Thursday, 29 January 2009
I sketched this guy not too long ago. The date on the sketch says 19th of December, 2008- so that wasn't long ago - still had memories of him.
I really wanted to capture him in a still but tense mood. He was sleeping and most likely snoring- could have been the result of a hard day at work or something else more personal......
I went about this one, thus
1. Start sketching directly with daler rowney hard pastels on dark grey pastel paper.
2. I then add tones with the hard pastels.
3. When I have enough information for a balanced tonal face, I switch to soft pastels
4. With the soft pastels I make the face richer with more colour strokes are added wildly to project the mood.
5. When I have enough colour on the whole surface I re-draw the main features with the Pitt extra soft oil base pencil.
6. Thought I would end this with the chalk pastels but it still lacks the punch I need to see, so I switch to wax crayons.
7. With the wax crayons I can get more permanent marks and it also binds the chalk below.
8. With the wax crayons I feel satisfied and call it quits before the ruin...........
This transformation again is done without any colour reference but just a love and passion for human faces and everything about them!
Wednesday, 14 January 2009
This is another transformation, I can vividly remember sketching this girl because I sketched her this month. It was an evening in the train and I was on my way to London Bridge. My eyes just caught her green and black hair.
I have gone about this one as follows.
1. Sketched her face and main features with H pencil (very hard pencil)
2. I then use a wet on wet technique with watercolour to almost finish this piece in watercolour, but when it dries I am not happy with the fussy wet on wet look.
3. Then I decide to add some details with a carbon pencil, still not good!
4. I introduce water resistant wax crayons and I seem to enjoy the intensity and spontaneity it gives the piece
5. I continue working all over the piece with the wax crayons in an excited passionate way, stroking haphazardly.....
6. I throw in some detail around the eyes and mouth with coloured pencils.
7. Then I finish off with some black accents of the carbon pencil again, need to stop as it gets to point I don't know where to put the next stroke!
Saturday, 10 January 2009
I sketched this very interesting looking man in December 2006. I can't remember much about him, but while looking through some of my archived sketchbooks, he seemed to look weathered by the storms of life!
I have painted this in a technique very commonly known as "Alla Prima"- this is when you start with oil and finish it in one sitting without going back to it. So it has a certain freshness and spontaneous look in the end. Its quite a while I used oil so I struggled a bit.
This was my process
1. I decide to start this without any drawing.

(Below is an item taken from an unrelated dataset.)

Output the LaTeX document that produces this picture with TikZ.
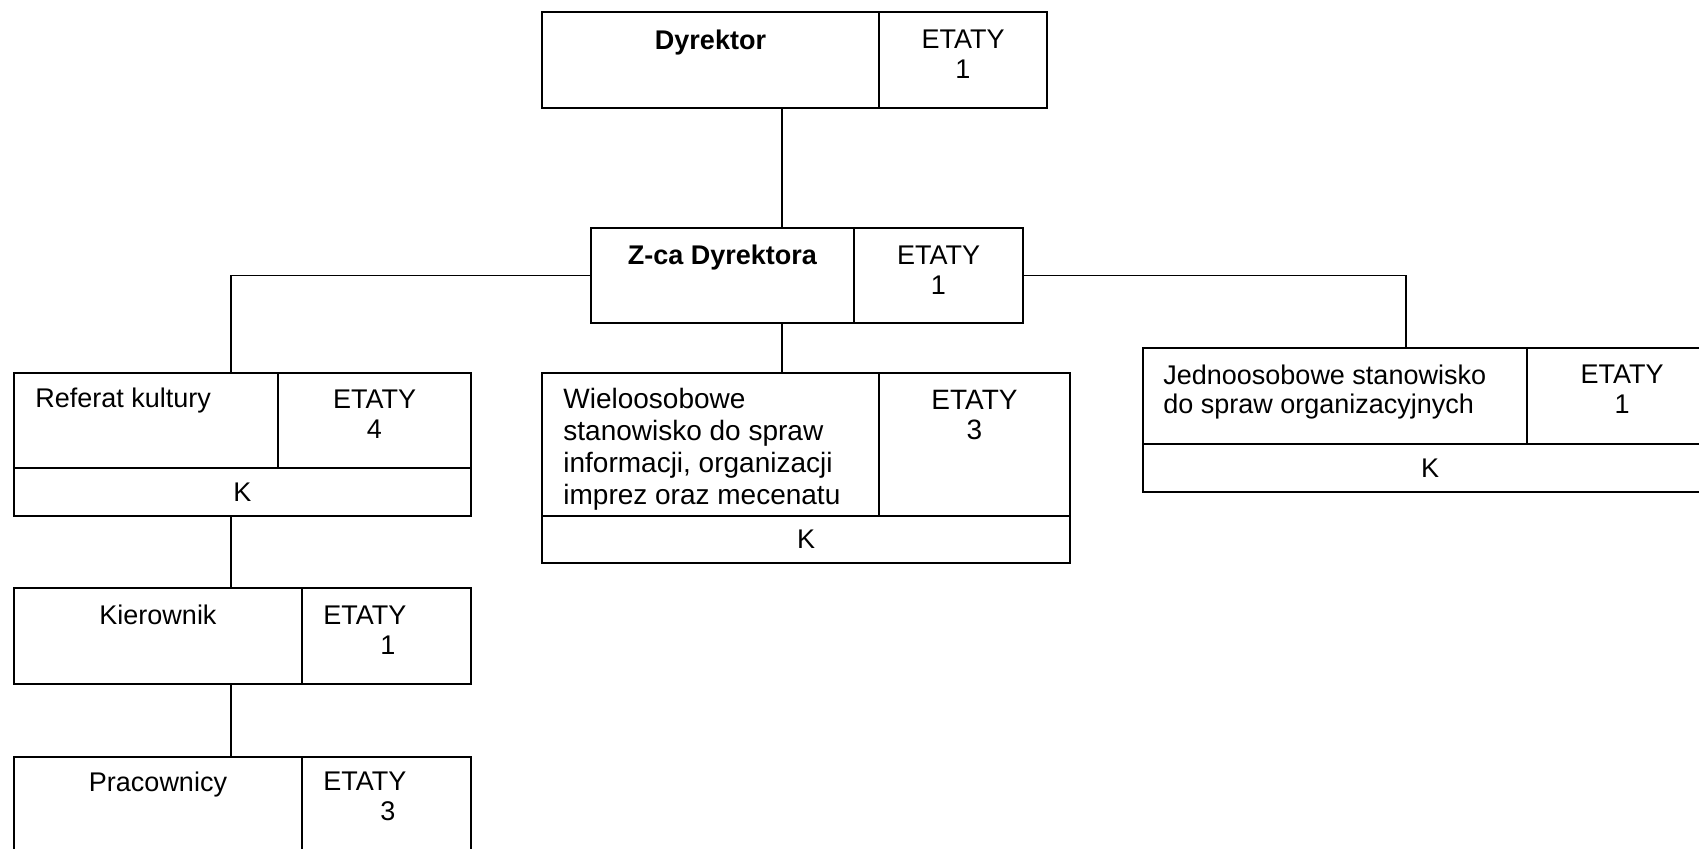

2. I decide to use only 3 colours and white (YELLOW- Yellow Ocher, RED-Terra Rosa, BLUE- Ultramarine Blue.
3. I attack the canvas by just thinking his head was a lump of clay, so, no details just painting shapes in three mass tones.
4. I soften all passages where the three basic tones meet.
5. Then I start sketching into the painting, some of the basic details like eyes, nose and mouth.
6.I make sure I don't over work the details, but add a few smaller strokes where needed to bring out the form.
7. I have a look in reverse through my hand mirror to see where anything has gone wrong.-I correct basic alignments.
8. All through this exercise I have no colour reference, I just wanted this guy to look worn out so I mixed all the three colours into each other as much as possible to get a wide variety of tones and colour temperature shifts.
9. Finally I couldn't resist but sketch into the wet oil with a charcoal pencil to get in some details(his strands of hair )that my impatience with oil will not allow me to do because it drys so slowly.